Given information =
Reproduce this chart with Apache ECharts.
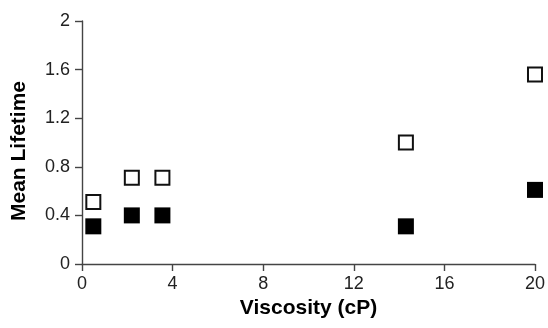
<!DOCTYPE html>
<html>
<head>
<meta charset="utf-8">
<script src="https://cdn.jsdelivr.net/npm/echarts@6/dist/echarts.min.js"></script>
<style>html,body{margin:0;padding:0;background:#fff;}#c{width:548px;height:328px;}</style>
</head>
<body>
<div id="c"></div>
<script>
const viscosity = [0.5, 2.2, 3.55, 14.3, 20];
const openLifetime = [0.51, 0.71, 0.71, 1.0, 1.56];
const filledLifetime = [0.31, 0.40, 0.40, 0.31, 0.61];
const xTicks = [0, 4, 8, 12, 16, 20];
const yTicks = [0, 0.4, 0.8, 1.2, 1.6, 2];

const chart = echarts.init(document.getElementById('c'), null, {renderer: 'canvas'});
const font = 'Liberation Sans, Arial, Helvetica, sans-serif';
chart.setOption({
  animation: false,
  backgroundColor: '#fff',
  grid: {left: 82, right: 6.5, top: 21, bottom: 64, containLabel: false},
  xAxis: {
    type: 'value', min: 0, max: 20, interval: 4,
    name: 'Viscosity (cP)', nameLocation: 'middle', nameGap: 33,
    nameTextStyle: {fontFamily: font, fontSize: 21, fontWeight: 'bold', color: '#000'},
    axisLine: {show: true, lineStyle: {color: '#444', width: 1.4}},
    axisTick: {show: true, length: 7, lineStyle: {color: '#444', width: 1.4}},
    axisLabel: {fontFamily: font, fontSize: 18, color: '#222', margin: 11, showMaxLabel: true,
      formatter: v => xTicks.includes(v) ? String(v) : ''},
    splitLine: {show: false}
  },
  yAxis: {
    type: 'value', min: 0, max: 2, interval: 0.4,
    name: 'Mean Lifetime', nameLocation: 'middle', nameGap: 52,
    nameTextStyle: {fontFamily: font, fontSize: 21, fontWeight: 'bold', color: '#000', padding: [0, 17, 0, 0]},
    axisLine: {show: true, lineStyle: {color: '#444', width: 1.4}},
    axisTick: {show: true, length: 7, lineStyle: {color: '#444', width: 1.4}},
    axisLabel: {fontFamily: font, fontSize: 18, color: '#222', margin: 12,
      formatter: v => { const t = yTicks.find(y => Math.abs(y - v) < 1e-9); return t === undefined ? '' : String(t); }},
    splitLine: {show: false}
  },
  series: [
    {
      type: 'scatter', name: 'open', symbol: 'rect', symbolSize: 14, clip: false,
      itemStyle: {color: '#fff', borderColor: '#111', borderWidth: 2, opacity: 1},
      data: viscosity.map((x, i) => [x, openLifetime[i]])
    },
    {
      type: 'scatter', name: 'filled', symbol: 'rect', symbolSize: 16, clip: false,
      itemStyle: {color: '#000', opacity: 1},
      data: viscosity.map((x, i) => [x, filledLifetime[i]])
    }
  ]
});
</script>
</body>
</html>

Exercise details = Only lines belong in the copy: transcribe those from the start of the data through the line that contains "const yTicks = [0, 0.4, 0.8, 1.2, 1.6, 2];", and skip the pictures.

Result of the task =
Reproduce this chart with Apache ECharts.
<!DOCTYPE html>
<html>
<head>
<meta charset="utf-8">
<script src="https://cdn.jsdelivr.net/npm/echarts@6/dist/echarts.min.js"></script>
<style>html,body{margin:0;padding:0;background:#fff;}#c{width:548px;height:328px;}</style>
</head>
<body>
<div id="c"></div>
<script>
const viscosity = [0.5, 2.2, 3.55, 14.3, 20];
const openLifetime = [0.51, 0.71, 0.71, 1.0, 1.56];
const filledLifetime = [0.31, 0.40, 0.40, 0.31, 0.61];
const xTicks = [0, 4, 8, 12, 16, 20];
const yTicks = [0, 0.4, 0.8, 1.2, 1.6, 2];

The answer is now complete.